Charts and diagrams as code
_ _ _

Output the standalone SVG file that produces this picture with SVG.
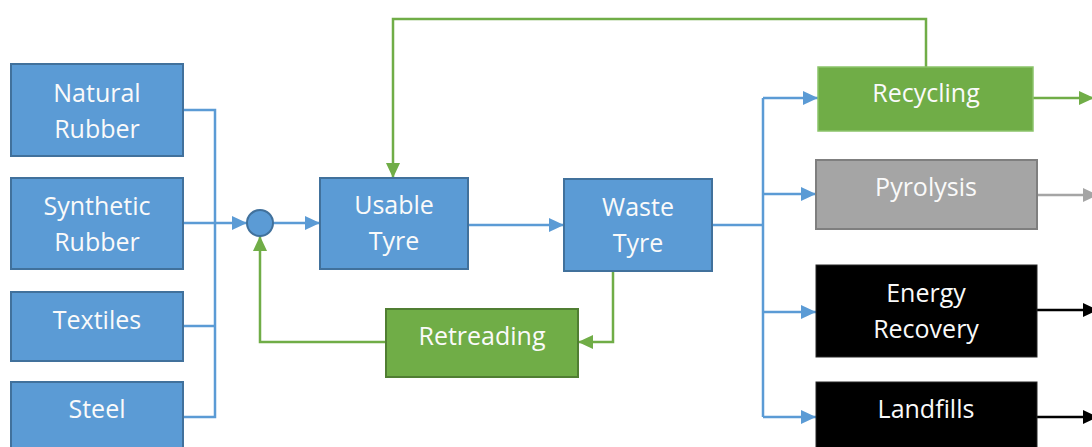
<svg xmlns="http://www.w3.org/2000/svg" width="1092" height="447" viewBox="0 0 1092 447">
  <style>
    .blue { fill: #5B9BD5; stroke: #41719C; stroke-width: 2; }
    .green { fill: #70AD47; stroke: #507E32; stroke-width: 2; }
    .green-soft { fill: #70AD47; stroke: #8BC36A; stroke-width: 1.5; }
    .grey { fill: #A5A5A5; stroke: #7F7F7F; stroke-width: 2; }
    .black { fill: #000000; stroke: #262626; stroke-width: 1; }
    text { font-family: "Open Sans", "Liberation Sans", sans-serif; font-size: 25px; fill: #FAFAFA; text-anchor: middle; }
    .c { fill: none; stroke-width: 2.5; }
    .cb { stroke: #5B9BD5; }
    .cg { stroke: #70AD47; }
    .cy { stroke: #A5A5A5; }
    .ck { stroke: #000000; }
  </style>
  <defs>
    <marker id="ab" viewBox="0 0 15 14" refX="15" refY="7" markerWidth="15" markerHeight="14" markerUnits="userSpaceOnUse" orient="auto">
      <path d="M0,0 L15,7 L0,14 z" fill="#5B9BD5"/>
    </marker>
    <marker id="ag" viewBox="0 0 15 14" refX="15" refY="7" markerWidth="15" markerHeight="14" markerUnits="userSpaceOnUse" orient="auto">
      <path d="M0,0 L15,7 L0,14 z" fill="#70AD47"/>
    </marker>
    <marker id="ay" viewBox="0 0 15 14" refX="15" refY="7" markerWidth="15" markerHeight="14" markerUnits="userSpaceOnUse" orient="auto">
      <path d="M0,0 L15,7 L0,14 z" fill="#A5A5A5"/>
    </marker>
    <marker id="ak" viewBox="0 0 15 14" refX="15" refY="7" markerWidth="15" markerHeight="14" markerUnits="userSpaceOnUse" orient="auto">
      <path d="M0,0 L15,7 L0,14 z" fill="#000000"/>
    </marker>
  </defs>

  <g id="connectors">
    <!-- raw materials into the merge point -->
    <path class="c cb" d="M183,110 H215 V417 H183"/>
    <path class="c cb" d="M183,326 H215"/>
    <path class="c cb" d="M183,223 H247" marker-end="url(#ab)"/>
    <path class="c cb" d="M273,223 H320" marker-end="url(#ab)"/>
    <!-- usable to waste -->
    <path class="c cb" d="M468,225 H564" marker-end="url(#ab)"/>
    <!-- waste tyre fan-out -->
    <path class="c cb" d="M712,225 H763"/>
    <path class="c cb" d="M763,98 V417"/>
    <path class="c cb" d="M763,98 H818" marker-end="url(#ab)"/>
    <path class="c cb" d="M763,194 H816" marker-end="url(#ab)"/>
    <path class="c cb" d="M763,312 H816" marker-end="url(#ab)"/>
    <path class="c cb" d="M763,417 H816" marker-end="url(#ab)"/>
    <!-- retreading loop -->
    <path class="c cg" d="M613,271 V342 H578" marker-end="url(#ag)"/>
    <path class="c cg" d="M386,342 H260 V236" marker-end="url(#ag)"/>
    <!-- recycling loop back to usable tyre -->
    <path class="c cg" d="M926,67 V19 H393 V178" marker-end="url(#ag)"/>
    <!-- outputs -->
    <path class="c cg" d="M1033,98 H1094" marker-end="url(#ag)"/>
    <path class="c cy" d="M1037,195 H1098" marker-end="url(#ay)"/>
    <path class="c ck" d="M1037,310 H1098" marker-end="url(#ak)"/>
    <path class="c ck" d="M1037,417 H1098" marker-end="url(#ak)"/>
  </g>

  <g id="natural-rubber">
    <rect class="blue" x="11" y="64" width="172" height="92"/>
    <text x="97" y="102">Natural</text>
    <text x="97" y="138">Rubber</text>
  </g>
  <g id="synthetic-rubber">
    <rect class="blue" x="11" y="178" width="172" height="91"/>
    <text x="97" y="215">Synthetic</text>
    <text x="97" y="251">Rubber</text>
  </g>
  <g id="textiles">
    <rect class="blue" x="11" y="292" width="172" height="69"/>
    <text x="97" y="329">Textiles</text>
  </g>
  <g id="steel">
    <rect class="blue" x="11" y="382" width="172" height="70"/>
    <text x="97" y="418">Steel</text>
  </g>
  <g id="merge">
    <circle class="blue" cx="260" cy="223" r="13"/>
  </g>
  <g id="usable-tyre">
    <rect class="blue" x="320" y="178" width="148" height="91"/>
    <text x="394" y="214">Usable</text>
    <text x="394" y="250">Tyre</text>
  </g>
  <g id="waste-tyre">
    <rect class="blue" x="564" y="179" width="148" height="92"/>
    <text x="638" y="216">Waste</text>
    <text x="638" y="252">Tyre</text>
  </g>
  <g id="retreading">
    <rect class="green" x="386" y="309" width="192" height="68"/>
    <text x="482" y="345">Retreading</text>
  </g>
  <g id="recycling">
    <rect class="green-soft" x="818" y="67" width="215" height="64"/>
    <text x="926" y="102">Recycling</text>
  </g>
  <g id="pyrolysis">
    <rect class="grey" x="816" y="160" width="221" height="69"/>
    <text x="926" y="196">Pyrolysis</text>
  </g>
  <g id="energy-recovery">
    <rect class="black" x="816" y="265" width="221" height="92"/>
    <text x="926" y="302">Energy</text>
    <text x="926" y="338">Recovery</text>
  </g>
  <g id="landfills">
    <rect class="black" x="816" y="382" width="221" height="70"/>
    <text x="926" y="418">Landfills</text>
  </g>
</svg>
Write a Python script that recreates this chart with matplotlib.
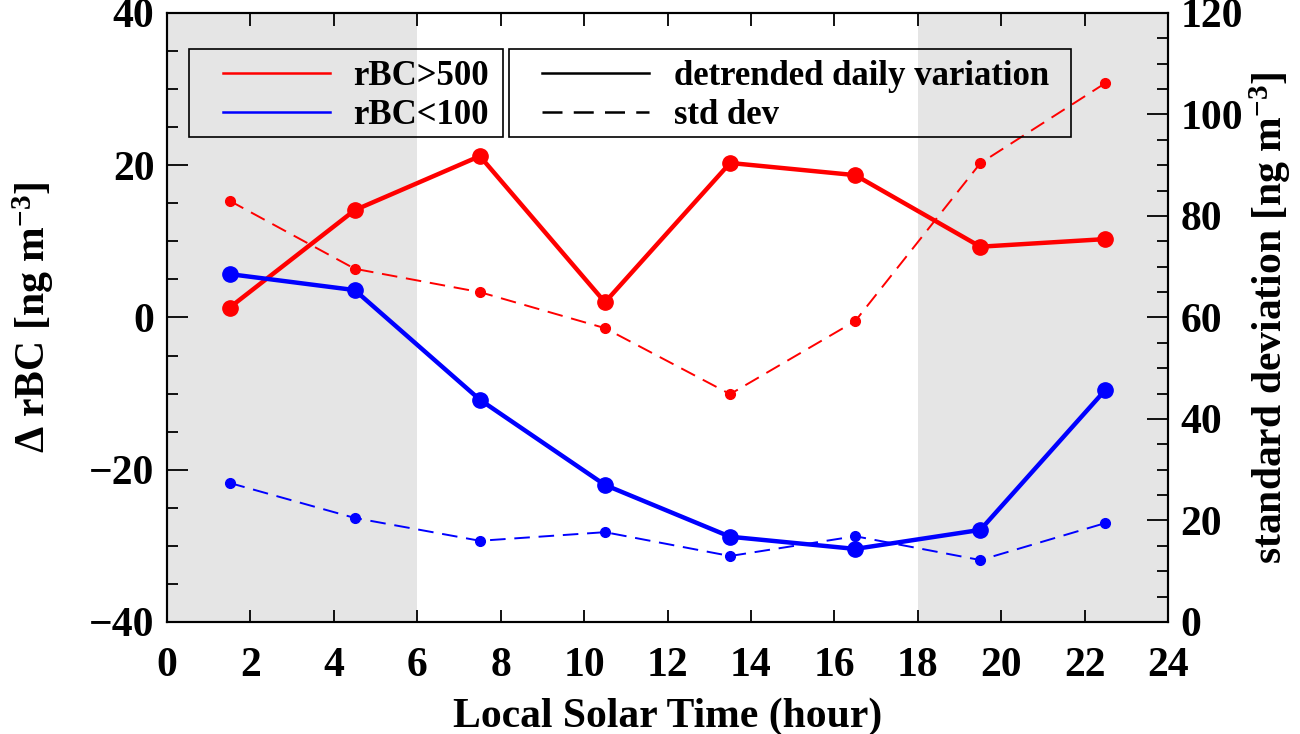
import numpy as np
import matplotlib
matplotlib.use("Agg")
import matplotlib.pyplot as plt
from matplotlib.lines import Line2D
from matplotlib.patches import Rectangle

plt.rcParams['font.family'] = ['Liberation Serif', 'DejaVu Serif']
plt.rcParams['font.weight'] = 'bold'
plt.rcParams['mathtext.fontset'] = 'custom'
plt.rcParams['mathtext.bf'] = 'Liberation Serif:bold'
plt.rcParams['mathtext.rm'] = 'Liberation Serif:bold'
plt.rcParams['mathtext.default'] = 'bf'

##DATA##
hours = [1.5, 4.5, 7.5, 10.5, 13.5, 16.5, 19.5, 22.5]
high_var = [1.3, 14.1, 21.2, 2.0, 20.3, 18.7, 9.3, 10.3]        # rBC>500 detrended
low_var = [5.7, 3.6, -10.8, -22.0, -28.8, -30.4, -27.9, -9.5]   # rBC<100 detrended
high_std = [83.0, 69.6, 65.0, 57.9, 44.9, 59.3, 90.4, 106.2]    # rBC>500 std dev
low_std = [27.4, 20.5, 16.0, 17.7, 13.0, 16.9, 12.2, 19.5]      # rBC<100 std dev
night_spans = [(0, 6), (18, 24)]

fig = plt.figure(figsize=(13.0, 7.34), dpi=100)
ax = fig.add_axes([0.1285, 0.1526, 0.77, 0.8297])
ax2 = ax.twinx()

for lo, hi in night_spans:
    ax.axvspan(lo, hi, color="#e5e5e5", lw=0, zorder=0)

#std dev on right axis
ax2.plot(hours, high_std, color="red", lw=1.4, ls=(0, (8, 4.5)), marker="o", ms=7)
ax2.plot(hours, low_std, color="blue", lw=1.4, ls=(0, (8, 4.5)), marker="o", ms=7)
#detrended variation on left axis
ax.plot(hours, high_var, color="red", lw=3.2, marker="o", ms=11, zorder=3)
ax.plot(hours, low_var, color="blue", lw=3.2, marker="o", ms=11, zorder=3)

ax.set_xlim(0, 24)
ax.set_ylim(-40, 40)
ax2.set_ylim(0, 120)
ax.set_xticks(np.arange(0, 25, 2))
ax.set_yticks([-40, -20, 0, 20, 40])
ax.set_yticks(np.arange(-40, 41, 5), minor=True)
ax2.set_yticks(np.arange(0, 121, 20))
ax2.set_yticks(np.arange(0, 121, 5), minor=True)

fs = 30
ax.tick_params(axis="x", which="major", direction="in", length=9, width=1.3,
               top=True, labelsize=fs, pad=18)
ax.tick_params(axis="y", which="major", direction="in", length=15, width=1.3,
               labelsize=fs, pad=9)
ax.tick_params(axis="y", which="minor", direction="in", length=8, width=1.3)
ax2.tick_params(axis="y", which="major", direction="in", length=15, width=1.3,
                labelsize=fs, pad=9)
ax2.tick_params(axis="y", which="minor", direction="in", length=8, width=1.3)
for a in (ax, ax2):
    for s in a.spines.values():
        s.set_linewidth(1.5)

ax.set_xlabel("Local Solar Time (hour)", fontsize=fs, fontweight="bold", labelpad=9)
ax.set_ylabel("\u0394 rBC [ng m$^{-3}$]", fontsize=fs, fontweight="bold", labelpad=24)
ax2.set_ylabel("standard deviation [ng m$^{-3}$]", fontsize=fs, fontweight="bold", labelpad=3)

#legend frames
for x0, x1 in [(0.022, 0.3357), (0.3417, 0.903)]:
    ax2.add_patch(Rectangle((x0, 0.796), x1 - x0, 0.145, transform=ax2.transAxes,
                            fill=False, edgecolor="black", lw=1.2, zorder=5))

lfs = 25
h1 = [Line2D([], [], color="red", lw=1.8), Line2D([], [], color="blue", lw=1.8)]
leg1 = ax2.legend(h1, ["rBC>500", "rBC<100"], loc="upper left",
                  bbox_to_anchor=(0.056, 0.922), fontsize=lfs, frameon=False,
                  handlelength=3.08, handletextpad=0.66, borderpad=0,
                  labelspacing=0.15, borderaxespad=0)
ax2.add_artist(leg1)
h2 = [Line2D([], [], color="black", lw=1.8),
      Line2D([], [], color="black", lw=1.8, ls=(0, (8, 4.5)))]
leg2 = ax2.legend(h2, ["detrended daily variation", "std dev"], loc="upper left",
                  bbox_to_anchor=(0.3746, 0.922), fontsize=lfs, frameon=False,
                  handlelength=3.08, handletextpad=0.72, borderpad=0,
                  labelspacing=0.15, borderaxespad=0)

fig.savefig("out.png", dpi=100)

_ _ _

### WHAT TO PRODUCE
Starting at the line containing "Write a Python" and stopping after the line containing "ax2.set_yticks(np.arange(0, 121, 5), minor=True)", give the lines again exactly and leave out every image.

### WRITTEN SOLUTION
Write a Python script that recreates this chart with matplotlib.
import numpy as np
import matplotlib
matplotlib.use("Agg")
import matplotlib.pyplot as plt
from matplotlib.lines import Line2D
from matplotlib.patches import Rectangle

plt.rcParams['font.family'] = ['Liberation Serif', 'DejaVu Serif']
plt.rcParams['font.weight'] = 'bold'
plt.rcParams['mathtext.fontset'] = 'custom'
plt.rcParams['mathtext.bf'] = 'Liberation Serif:bold'
plt.rcParams['mathtext.rm'] = 'Liberation Serif:bold'
plt.rcParams['mathtext.default'] = 'bf'

##DATA##
hours = [1.5, 4.5, 7.5, 10.5, 13.5, 16.5, 19.5, 22.5]
high_var = [1.3, 14.1, 21.2, 2.0, 20.3, 18.7, 9.3, 10.3]        # rBC>500 detrended
low_var = [5.7, 3.6, -10.8, -22.0, -28.8, -30.4, -27.9, -9.5]   # rBC<100 detrended
high_std = [83.0, 69.6, 65.0, 57.9, 44.9, 59.3, 90.4, 106.2]    # rBC>500 std dev
low_std = [27.4, 20.5, 16.0, 17.7, 13.0, 16.9, 12.2, 19.5]      # rBC<100 std dev
night_spans = [(0, 6), (18, 24)]

fig = plt.figure(figsize=(13.0, 7.34), dpi=100)
ax = fig.add_axes([0.1285, 0.1526, 0.77, 0.8297])
ax2 = ax.twinx()

for lo, hi in night_spans:
    ax.axvspan(lo, hi, color="#e5e5e5", lw=0, zorder=0)

#std dev on right axis
ax2.plot(hours, high_std, color="red", lw=1.4, ls=(0, (8, 4.5)), marker="o", ms=7)
ax2.plot(hours, low_std, color="blue", lw=1.4, ls=(0, (8, 4.5)), marker="o", ms=7)
#detrended variation on left axis
ax.plot(hours, high_var, color="red", lw=3.2, marker="o", ms=11, zorder=3)
ax.plot(hours, low_var, color="blue", lw=3.2, marker="o", ms=11, zorder=3)

ax.set_xlim(0, 24)
ax.set_ylim(-40, 40)
ax2.set_ylim(0, 120)
ax.set_xticks(np.arange(0, 25, 2))
ax.set_yticks([-40, -20, 0, 20, 40])
ax.set_yticks(np.arange(-40, 41, 5), minor=True)
ax2.set_yticks(np.arange(0, 121, 20))
ax2.set_yticks(np.arange(0, 121, 5), minor=True)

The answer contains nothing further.